HONG KONG -- Chinese coffee chain Luckin, which raised $510 million in a Nasdaq listing in May, has teamed up with a Middle Eastern partner to launch the business beyond China.
The chain will establish a joint venture with Americana Group, an integrated food company that runs 1900 restaurants in mostly the Middle East, including United Arab Emirates and Saudi Arabia, and Egypt in North Africa, according to a company news release on Monday. The two companies will explore businesses in the Middle East and India.
Luckin opened more than 2,000 stores across China in two years and is seen as a fierce competitor to Starbucks in the country. This new partnership will mean both companies will be competing outside China for the first time.
"This collaboration represents Luckin Coffee's first step toward bringing its leading products from China to the world," founder and CEO Jenny Qian Zhiya said in the statement. "We look forward to further expanding the freshly brewed coffee market internationally as we realize the incredible growth opportunities available to us through our innovative business model."

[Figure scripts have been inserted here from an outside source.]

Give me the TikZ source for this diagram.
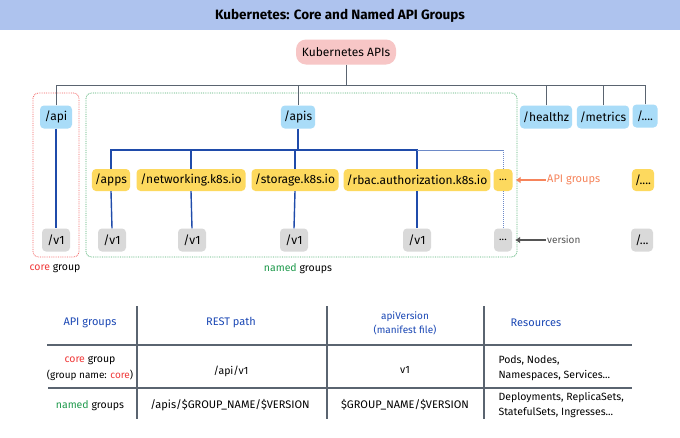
\documentclass[tikz,border=0pt]{standalone}
\usepackage{fontspec}
\setmainfont{Fira Sans}
\usetikzlibrary{arrows.meta}
\definecolor{titlebg}{HTML}{AEC3EE}
\definecolor{pinkbg}{HTML}{F7C6C6}
\definecolor{bluebg}{HTML}{A9DCF8}
\definecolor{yellowbg}{HTML}{FDD95E}
\definecolor{graybg}{HTML}{D9D9D9}
\definecolor{darkline}{HTML}{5A6470}
\definecolor{blueline}{HTML}{1F4BAA}
\definecolor{hdrblue}{HTML}{1B48B5}
\definecolor{corered}{HTML}{F03A3A}
\definecolor{namedgreen}{HTML}{1E9A4C}
\definecolor{orangearr}{HTML}{F6845B}
\definecolor{arrgray}{HTML}{555555}
\tikzset{
  box/.style={rounded corners=4pt, minimum height=23pt, inner xsep=3pt, inner ysep=2pt, font=\fontsize{12}{13}\selectfont},
  rootbox/.style={box, fill=pinkbg, rounded corners=10pt, minimum height=25pt, minimum width=100pt},
  pathbox/.style={box, fill=bluebg},
  grpbox/.style={box, fill=yellowbg, minimum height=22pt},
  verbox/.style={box, fill=graybg, minimum height=23pt, minimum width=28pt},
  dotsbox/.style={font=\fontsize{10.5}{11}\selectfont, inner xsep=2pt},
  trunk/.style={draw=darkline, line width=1pt},
  branch/.style={draw=blueline, line width=1.4pt},
  thin/.style={draw=blueline!65, line width=1pt},
  tline/.style={draw=darkline, line width=1.1pt},
  hdr/.style={text=hdrblue, font=\fontsize{11}{12.5}\selectfont, align=center},
  cell/.style={font=\fontsize{10.5}{13}\selectfont, align=center},
}
\begin{document}
\begin{tikzpicture}[x=1pt,y=-1pt]
\useasboundingbox (0,0) rectangle (680,437);
\fill[white] (0,0) rectangle (680,437);
\fill[titlebg] (0,0) rectangle (680,30);
\node (title) at (340,15.5) {\fontsize{13.5}{15}\selectfont\bfseries Kubernetes: Core and Named API Groups};

% group frames
\draw[corered!80, densely dotted, line width=0.8pt, rounded corners=5pt] (33,93) rectangle (79,257);
\draw[namedgreen!80, densely dotted, line width=0.8pt, rounded corners=5pt] (86,93) rectangle (517,257);

% top level
\node[rootbox] (root) at (346,52) {Kubernetes APIs};
\node[pathbox, minimum width=32pt] (api) at (56,117) {/api};
\node[pathbox, minimum width=34pt] (apis) at (298,117) {/apis};
\node[pathbox, minimum width=51pt] (healthz) at (546,117) {/healthz};
\node[pathbox, minimum width=52pt] (metrics) at (603,117) {/metrics};
\node[pathbox, minimum width=25pt] (other) at (645,116) {/....};

\coordinate (hub) at (346,85);
\draw[trunk] (root.south) -- (hub);
\draw[trunk] (api.north) |- (hub);
\draw[trunk] (apis.north) |- (hub);
\draw[trunk] (healthz.north) |- (hub);
\draw[trunk] (metrics.north) |- (hub);
\draw[trunk] (other.north) |- (hub);

% API groups
\node[grpbox, minimum width=38pt] (apps) at (111,180) {/apps};
\node[grpbox, minimum width=109pt] (net) at (191,180) {/networking.k8s.io};
\node[grpbox, minimum width=87pt] (stor) at (295,180) {/storage.k8s.io};
\node[grpbox, minimum width=142pt] (rbac) at (417,180) {/rbac.authorization.k8s.io};
\node[grpbox, dotsbox, minimum width=19pt] (gdots) at (503,180) {...};
\node[grpbox, minimum width=22pt] (gfar) at (643,180) {/....};

% versions
\node[verbox] (v1core) at (56,240) {/v1};
\node[verbox] (v1apps) at (112,240) {/v1};
\node[verbox] (v1net) at (192,240) {/v1};
\node[verbox] (v1stor) at (294,240) {/v1};
\node[verbox] (v1rbac) at (417,240) {/v1};
\node[verbox, dotsbox, minimum width=18pt] (vdots) at (503,240) {...};
\node[verbox, minimum width=22pt] (vfar) at (642,240) {/...};

\draw[branch] (api.south) -- (v1core.north);
\coordinate (ghub) at (298,150);
\coordinate (gend) at (503,150);
\draw[branch] (apis.south) -- (ghub);
\draw[branch] (apps.north) |- (ghub);
\draw[branch] (net.north) |- (ghub);
\draw[branch] (stor.north) |- (ghub);
\draw[branch] (rbac.north) |- (ghub);
\draw[thin] (rbac.north |- ghub) -- (gend);
\draw[thin, densely dotted] (gend) -- (gdots.north);
\draw[thin, densely dotted] (gdots.south) -- (vdots.north);
\draw[branch] (apps.south) -- (v1apps.north);
\draw[branch] (net.south) -- (v1net.north);
\draw[branch] (stor.south) -- (v1stor.north);
\draw[branch] (rbac.south) -- (v1rbac.north);

% annotations
\node[anchor=west, text=orangearr, font=\fontsize{11}{12}\selectfont, inner xsep=1pt] (lblgrp) at (546,180) {API groups};
\draw[orangearr, line width=1.8pt, -{Latex[length=5pt,width=7pt]}] (lblgrp.west) -- ([xshift=3pt]gdots.east);
\node[anchor=west, text=arrgray, font=\fontsize{10}{11}\selectfont, inner xsep=1pt] (lblver) at (546,240) {version};
\draw[arrgray, line width=1.8pt, -{Latex[length=5pt,width=7pt]}] (lblver.west) -- ([xshift=3pt]vdots.east);

\node[font=\fontsize{10.5}{12}\selectfont] (corelbl) at (55,269) {\textcolor{corered}{core} group};
\node[font=\fontsize{10.5}{12}\selectfont] (namedlbl) at (298,269) {\textcolor{namedgreen}{named} groups};

% table
\coordinate (c1t) at (137,306); \coordinate (c1b) at (137,419);
\coordinate (c2t) at (327,306); \coordinate (c2b) at (327,419);
\coordinate (c3t) at (484,306); \coordinate (c3b) at (484,419);
\coordinate (r1l) at (47,345); \coordinate (r1r) at (632,345);
\coordinate (r2l) at (48,388); \coordinate (r2r) at (632,388);
\draw[tline] (c1t) -- (c1b);
\draw[tline] (c2t) -- (c2b);
\draw[tline] (c3t) -- (c3b);
\draw[tline] (r1l) -- (r1r);
\draw[tline] (r2l) -- (r2r);

\node[hdr] (h1) at (90,323) {API groups};
\node[hdr] (h2) at (231,323) {REST path};
\node[hdr, font=\fontsize{10}{14}\selectfont] (h3) at (405,323) {apiVersion\\(manifest file)};
\node[hdr] (h4) at (536,323) {Resources};

\node[cell, font=\fontsize{10.5}{16}\selectfont] (a1) at (90,368) {\textcolor{corered}{core} group\\{\fontsize{10}{10}\selectfont(group name: \textcolor{corered}{core})}};
\node[cell] (a2) at (231,371) {/api/v1};
\node[cell] (a3) at (405,370) {v1};
\node[cell, align=left, anchor=west, font=\fontsize{10.5}{15}\selectfont] (a4) at (495,368) {Pods, Nodes,\\Namespaces, Services...};

\node[cell] (b1) at (90,406) {\textcolor{namedgreen}{named} groups};
\node[cell, font=\fontsize{11}{12}\selectfont] (b2) at (230,405) {/apis/\$GROUP\_NAME/\$VERSION};
\node[cell, font=\fontsize{11}{12}\selectfont] (b3) at (405,405) {\$GROUP\_NAME/\$VERSION};
\node[cell, align=left, anchor=west, font=\fontsize{10.5}{15}\selectfont] (b4) at (495,405) {Deployments, ReplicaSets,\\StatefulSets, Ingresses...};
\end{tikzpicture}
\end{document}
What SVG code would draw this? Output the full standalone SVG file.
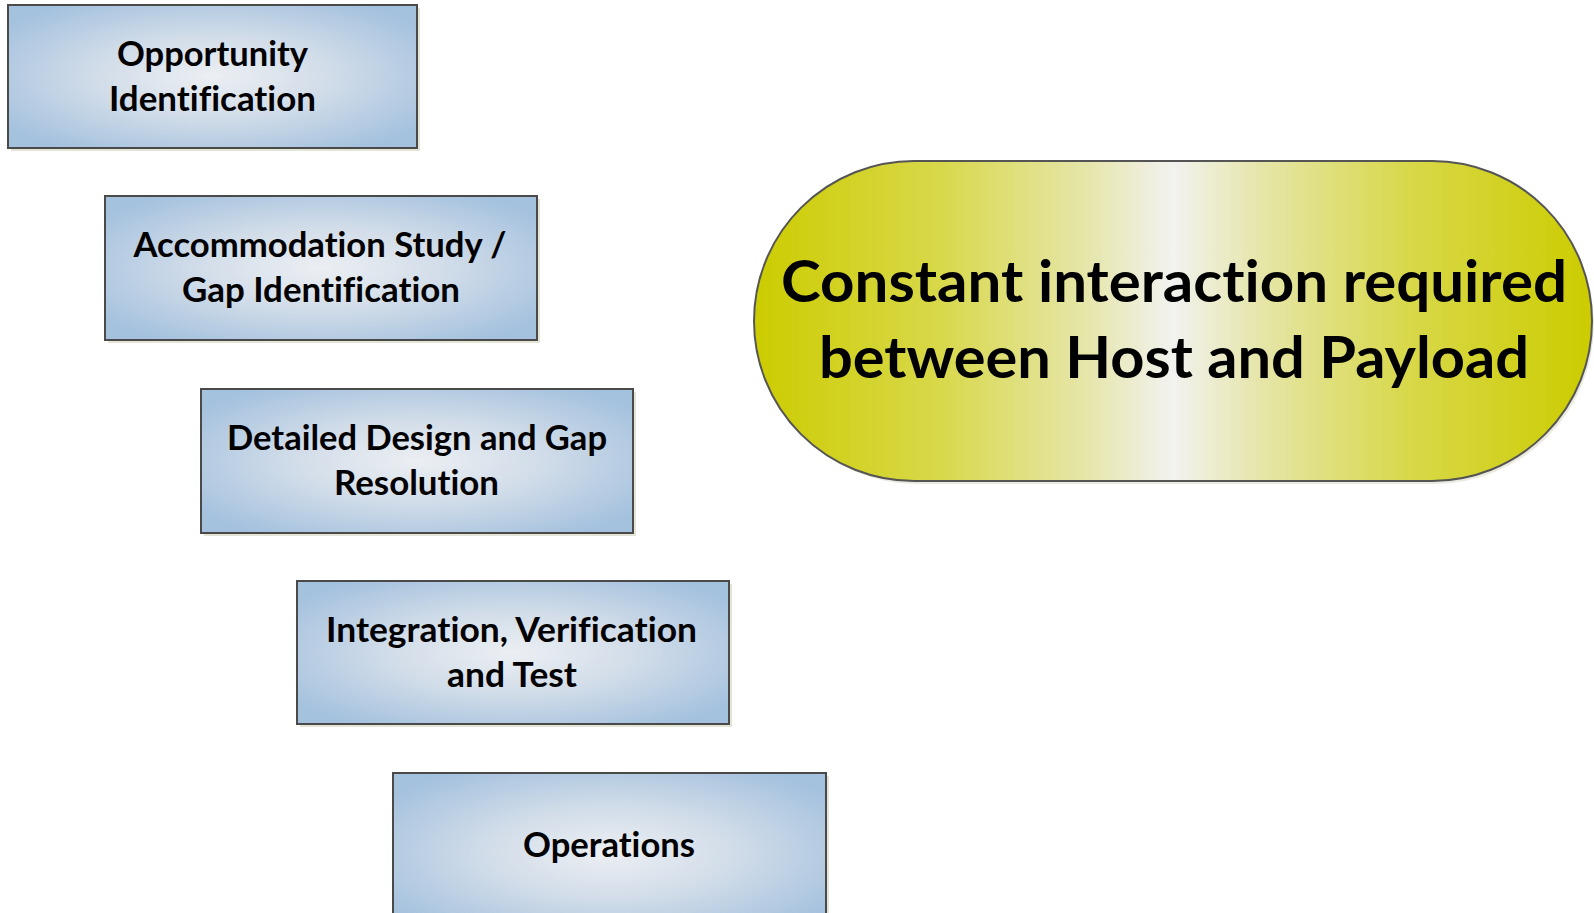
<svg xmlns="http://www.w3.org/2000/svg" width="1594" height="913" viewBox="0 0 1594 913">
  <style>
    .box { fill: url(#blueGrad); stroke: #4a4a4a; stroke-width: 2; }
    .shadow { fill: #d9d9c6; opacity: 0.7; }
    text { font-variant-ligatures: none; font-feature-settings: "liga" 0, "clig" 0; }
    .lbl { font-family: Lato, "Open Sans", "Liberation Sans", sans-serif; font-weight: bold; font-size: 34px; fill: #000; text-anchor: middle; }
    .big { font-family: Lato, "Open Sans", "Liberation Sans", sans-serif; font-weight: bold; font-size: 57px; fill: #000; text-anchor: middle; }
    .pill { fill: url(#yellowGrad); stroke: #555; stroke-width: 2; }
  </style>
  <defs>
    <radialGradient id="blueGrad" cx="50%" cy="50%" r="62%">
      <stop offset="0" stop-color="#eceff3"/>
      <stop offset="0.45" stop-color="#d2dde9"/>
      <stop offset="1" stop-color="#a4c1de"/>
    </radialGradient>
    <linearGradient id="yellowGrad" x1="0" y1="0" x2="1" y2="0">
      <stop offset="0" stop-color="#cccc00"/>
      <stop offset="0.22" stop-color="#d8d84a"/>
      <stop offset="0.4" stop-color="#e6e6ac"/>
      <stop offset="0.5" stop-color="#f2f2f0"/>
      <stop offset="0.6" stop-color="#e6e6ac"/>
      <stop offset="0.78" stop-color="#d8d84a"/>
      <stop offset="1" stop-color="#cccc00"/>
    </linearGradient>
  </defs>
  <rect width="1594" height="913" fill="#ffffff"/>
  <g id="connectors"></g>
  <g id="node-opportunity">
    <rect class="shadow" x="11" y="8" width="409" height="143"/>
    <rect class="box" x="8" y="5" width="409" height="143"/>
    <text class="lbl" x="212.5" y="66" textLength="191" lengthAdjust="spacingAndGlyphs">Opportunity</text>
    <text class="lbl" x="212.5" y="111" textLength="207" lengthAdjust="spacingAndGlyphs">Identification</text>
  </g>
  <g id="node-accommodation">
    <rect class="shadow" x="108" y="199" width="432" height="144"/>
    <rect class="box" x="105" y="196" width="432" height="144"/>
    <text class="lbl" x="320" y="257" textLength="373" lengthAdjust="spacingAndGlyphs">Accommodation Study /</text>
    <text class="lbl" x="321" y="302" textLength="278" lengthAdjust="spacingAndGlyphs">Gap Identification</text>
  </g>
  <g id="node-detailed">
    <rect class="shadow" x="204" y="392" width="432" height="144"/>
    <rect class="box" x="201" y="389" width="432" height="144"/>
    <text class="lbl" x="417" y="450" textLength="380" lengthAdjust="spacingAndGlyphs">Detailed Design and Gap</text>
    <text class="lbl" x="416.5" y="495" textLength="165" lengthAdjust="spacingAndGlyphs">Resolution</text>
  </g>
  <g id="node-integration">
    <rect class="shadow" x="300" y="584" width="432" height="143"/>
    <rect class="box" x="297" y="581" width="432" height="143"/>
    <text class="lbl" x="511.5" y="642" textLength="371" lengthAdjust="spacingAndGlyphs">Integration, Verification</text>
    <text class="lbl" x="512" y="687" textLength="130" lengthAdjust="spacingAndGlyphs">and Test</text>
  </g>
  <g id="node-operations">
    <rect class="shadow" x="396" y="776" width="433" height="160"/>
    <rect class="box" x="393" y="773" width="433" height="160"/>
    <text class="lbl" x="609" y="857" textLength="172" lengthAdjust="spacingAndGlyphs">Operations</text>
  </g>
  <g id="node-interaction">
    <rect x="757" y="164" width="837" height="320" rx="160" ry="160" fill="#dcdccc" opacity="0.6"/>
    <rect class="pill" x="754" y="161" width="838" height="320" rx="160" ry="160"/>
    <text class="big" x="1174" y="302" textLength="786" lengthAdjust="spacingAndGlyphs">Constant interaction required</text>
    <text class="big" x="1174" y="378" textLength="710" lengthAdjust="spacingAndGlyphs">between Host and Payload</text>
  </g>
</svg>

The companies signed a memorandum of understanding in Beijing earlier in a ceremony attended by government officials from both sides.
Luckin plans to double the size of its store network this year in a bid to dethrone Starbucks as China's largest coffee chain, Nikkei reported earlier. The company also said it would continue to offer discounts to keep prices low. Last year, Luckin recorded a $241 million net loss on revenue of $125 million.